排气引射器是船用燃气轮机降低排气温度，有效减弱红外信号强度，保证船舶隐身性的关键设备之一。目前，船用燃气轮机大多沿轴线方向布置于机舱底部，排气需要经过转弯后向上排出，因此喷口处呈现较大的速度梯度，影响排气引射装置的性能。此外，为达到较好的引射性能常在喷口处加入突片结构加强掺混，而流向涡产生于突片后，有助于气流的掺混。本课题针对不同结构参数的排气引射器，提出喷口处速度梯度的评价指标，建立结构参数与速度梯度和引射性能的数学关系，并通过流场实验进行验证。采用基于有效阻塞面积比的流向涡评价方法，分析引射性能的变化规律，并利用粒子图像测速方法测量突片后流向涡的变化。本课题研究成果不仅会促进船用燃气轮机排气引射器性能提升，而且对船用燃气轮机的装船应用起到积极的作用。
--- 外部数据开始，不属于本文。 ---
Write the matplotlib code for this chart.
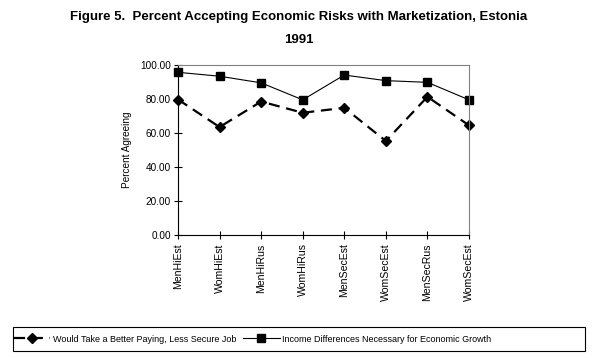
import matplotlib
matplotlib.use("Agg")
import matplotlib.pyplot as plt
from matplotlib.patches import Rectangle

categories = ["MenHiEst", "WomHiEst", "MenHiRus", "WomHiRus",
              "MenSecEst", "WomSecEst", "MenSecRus", "WomSecEst"]
better_job = [79.7, 63.5, 78.5, 71.9, 74.8, 55.3, 81.3, 64.5]
income_diff = [95.7, 93.4, 89.5, 79.5, 94.1, 90.8, 89.8, 79.5]
yticks = [0, 20, 40, 60, 80, 100]
label_job = "Would Take a Better Paying, Less Secure Job"
label_inc = "Income Differences Necessary for Economic Growth"

plt.rcParams['font.family'] = ['Liberation Sans', 'DejaVu Sans']

W, H = 598, 358
fig = plt.figure(figsize=(W / 100, H / 100), dpi=100)
ax = fig.add_axes([178 / W, 1 - 235 / H, (469 - 178) / W, (235 - 65) / H])

x = list(range(len(categories)))
l1, = ax.plot(x, better_job, color='black', linestyle=(0, (5, 3)), linewidth=1.6,
              marker='D', markersize=5, label=label_job, clip_on=False)
l2, = ax.plot(x, income_diff, color='black', linestyle='-', linewidth=0.8,
              marker='s', markersize=6, label=label_inc, clip_on=False)

ax.set_xlim(0, len(categories) - 1)
ax.set_ylim(0, 100)
ax.set_yticks(yticks)
ax.set_yticklabels([f"{v:.2f}" for v in yticks], fontsize=7.2)
ax.set_xticks(x)
ax.set_xticklabels(categories, rotation=90, fontsize=7.6)
ax.tick_params(axis='x', direction='inout', length=6, width=0.8, pad=3)
ax.tick_params(axis='y', direction='inout', length=6, width=0.8, pad=2)
for s in ['top', 'right']:
    ax.spines[s].set_color('#808080')
    ax.spines[s].set_linewidth(0.8)
for s in ['left', 'bottom']:
    ax.spines[s].set_color('black')
    ax.spines[s].set_linewidth(0.8)
ax.set_ylabel("Percent Agreeing", fontsize=7.2, labelpad=6)

fig.text(0.5, 1 - 17 / H, "Figure 5.  Percent Accepting Economic Risks with Marketization, Estonia",
         ha='center', va='center', fontsize=9.5, fontweight='bold')
fig.text(0.5, 1 - 40 / H, "1991", ha='center', va='center', fontsize=9.5, fontweight='bold')

fig.patches.append(Rectangle((13 / W, 1 - 351 / H), (585 - 13) / W, 24 / H,
                             transform=fig.transFigure, fill=False,
                             edgecolor='black', linewidth=0.8))
fig.legend(handles=[l1, l2], loc='center left', bbox_to_anchor=(14 / W, 1 - 339 / H),
           ncol=2, frameon=False, fontsize=6.5, handlelength=4, columnspacing=0.8,
           handletextpad=0.3, borderaxespad=0, borderpad=0)

fig.savefig("out.png", dpi=100)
The exhaust ejector of marine gas turbine is one of the key equipment to reduce the exhaust temperature, weaken the infrared signal intensity and ensure the infrared stealth. Currently, most of marine gas turbines are arranged along the axial direction at the bottom of the cabin, and the exhaust gas needs discharged after turning upward. There will be a large velocity gradient of nozzle behind swerve exhaust pipe, and the performance of exhaust ejector will be affected. In addition, the nozzle with tabs structure is usually used to improve ejector performance. The streamwise vortexes which can achieve better strengthen blending will be generate behind tabs structure. Different structure parameters of exhaust ejectors will be studied in this project. The evaluation indicator about velocity gradient of nozzle will be presented. And the mathematical relationship between the structural parameters, velocity gradient and ejector performance will be established. The mathematical relationships and simulation accuracy will be verified by experiment. The evaluation method of streamwise vortex based on effective blocking area ratio will be used to study the ejector performance variation rules. The particle image velocimetry will be used to measure the streamwise vortex changes behind tabs structure. The research results will not only improve the marine gas turbine exhaust ejector performance, but also promote the application of marine gas turbine on ships.